Abolitionists William Still, Sojourner Truth, William Loyd Garrison, unidentified male and female slaves, and Black Union soldiers in front of American flag

European colonists expanded slavery by forcing Africans to come to the Americas.

 

What Else Should My Students Know?

13.A The African continent has always been full of diverse and thriving societies with rich histories and traditions, but slavery adversely affected every community that it touched.

13.B At least 12.5 million Africans were captured and forced into ships going to the Americas, most arriving in the Caribbean, South America and Central America, where they were sold. One in four of these enslaved people were children.

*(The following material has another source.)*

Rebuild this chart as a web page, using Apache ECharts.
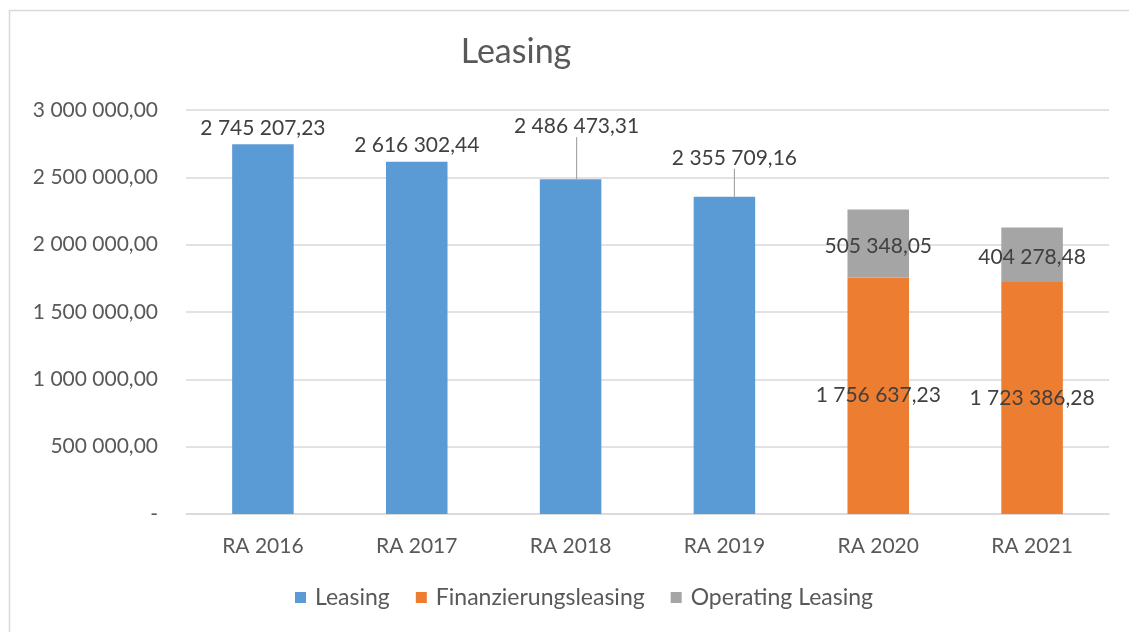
<!DOCTYPE html>
<html><head><meta charset="utf-8">
<script src="https://cdn.jsdelivr.net/npm/echarts@6/dist/echarts.min.js"></script>
<style>html,body{margin:0;padding:0;background:#fff}#c{width:1129px;height:632px}</style>
</head><body><div id="c"></div>
<script>
const categories = ['RA 2016','RA 2017','RA 2018','RA 2019','RA 2020','RA 2021'];
const leasing = [2745207.23, 2616302.44, 2486473.31, 2355709.16, null, null];
const finanzierung = [null, null, null, null, 1756637.23, 1723386.28];
const operating = [null, null, null, null, 505348.05, 404278.48];
const yTicks = [0, 500000, 1000000, 1500000, 2000000, 2500000, 3000000];

function fmt(v){
  if (v === 0) return '-';
  const s = v.toFixed(2).split('.');
  const intPart = s[0].replace(/\B(?=(\d{3})+(?!\d))/g, ' ');
  return intPart + ',' + s[1];
}
const FONT = 'Lato';
const FS = 21;
const leasingData = leasing.map((v,i)=>({value:v, labelLine:{show: i===2 || i===3}}));
const chart = echarts.init(document.getElementById('c'));
chart.setOption({
  animation:false,
  textStyle:{fontFamily:FONT},
  title:{text:'Leasing', left:511, top:30, textAlign:'center',
    textStyle:{fontFamily:FONT, fontSize:34, fontWeight:'normal', color:'#595959'}},
  graphic:[{type:'rect', shape:{x:9.5,y:10.5,width:1300,height:800},
    style:{fill:'none', stroke:'#d9d9d9', lineWidth:1.5}, silent:true, z:-1}],
  legend:{bottom:18, left:290, itemWidth:11, itemHeight:11, itemGap:26, icon:'rect',
    textStyle:{fontFamily:FONT, fontSize:23, color:'#595959', padding:[0,0,0,4]},
    data:['Leasing','Finanzierungsleasing','Operating Leasing']},
  grid:{left:186, right:20, top:110, bottom:118, containLabel:false},
  xAxis:{type:'category', data:categories,
    axisLine:{show:true, lineStyle:{color:'#d9d9d9', width:1.5}},
    axisTick:{show:false},
    axisLabel:{fontFamily:FONT, fontSize:FS, color:'#595959', margin:22}},
  yAxis:{type:'value', min:0, max:3000000, interval:500000,
    axisLine:{show:false}, axisTick:{show:false},
    splitLine:{lineStyle:{color:'#d9d9d9', width:1.5}},
    axisLabel:{fontFamily:FONT, fontSize:FS, color:'#595959', margin:28,
      formatter:v=>fmt(v)}},
  series:[
    {name:'Leasing', type:'bar', stack:'s', barWidth:'40%', data:leasingData,
      itemStyle:{color:'#5b9bd5'},
      label:{show:true, position:'top', distance:6, fontFamily:FONT, fontSize:FS, color:'#404040',
        formatter:p=>fmt(p.value)},
      labelLine:{lineStyle:{color:'#a6a6a6', width:1.2}},
      labelLayout:function(p){
        if(p.dataIndex===2) return {dy:-36, dx:6};
        if(p.dataIndex===3) return {dy:-22, dx:10};
        return {};
      }},
    {name:'Finanzierungsleasing', type:'bar', stack:'s', barWidth:'40%', data:finanzierung,
      itemStyle:{color:'#ed7d31'},
      label:{show:true, position:'inside', fontFamily:FONT, fontSize:FS, color:'#404040',
        formatter:p=>fmt(p.value)}},
    {name:'Operating Leasing', type:'bar', stack:'s', barWidth:'40%', data:operating,
      itemStyle:{color:'#a5a5a5'},
      label:{show:true, position:'inside', offset:[0,3], fontFamily:FONT, fontSize:FS, color:'#404040',
        formatter:p=>fmt(p.value)}}
  ]
});
</script></body></html>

13.C Enslaved Africans came from many places, including the continental interior. They then endured the Middle Passage‚ the voyage of enslaved people from the west coast of Africa to the Americas. Nearly half of captured Africans died in the journey from their home countries to the Americas.

 

How Can I Teach This?

  • Compare historical and contemporary maps of African nations. Students should identify different communities and map the ways that their boundaries and locations have changed.
  • Using world maps, students should locate major colonial powers and trace their global trading routes. They should learn that European countries claimed land all over the world, including in the Americas. The colonial powers took other peoples’ resources, including human labor, to make their own countries rich.
  • Teach about the Middle Passage. Books such as The Kidnapped Prince, Amistad: The Story of a Slave Ship and From Slave Ship to Freedom Road will help to center the humanity of enslaved people. The diagram “Stowage on the Slave Ship Brookes, 1788” represents 18th-century guidelines for transporting enslaved people during the Middle Passage. This document was created and used by abolitionists to show that even regulated conditions were inhumane.
  • Integrate with state history: As you examine the economic development of your own state, look for connections to slavery. Finding and exploring connections to the history of your state or territory will help students to understand that the history of enslavement is American history and not only regional, African American history or Indigenous history.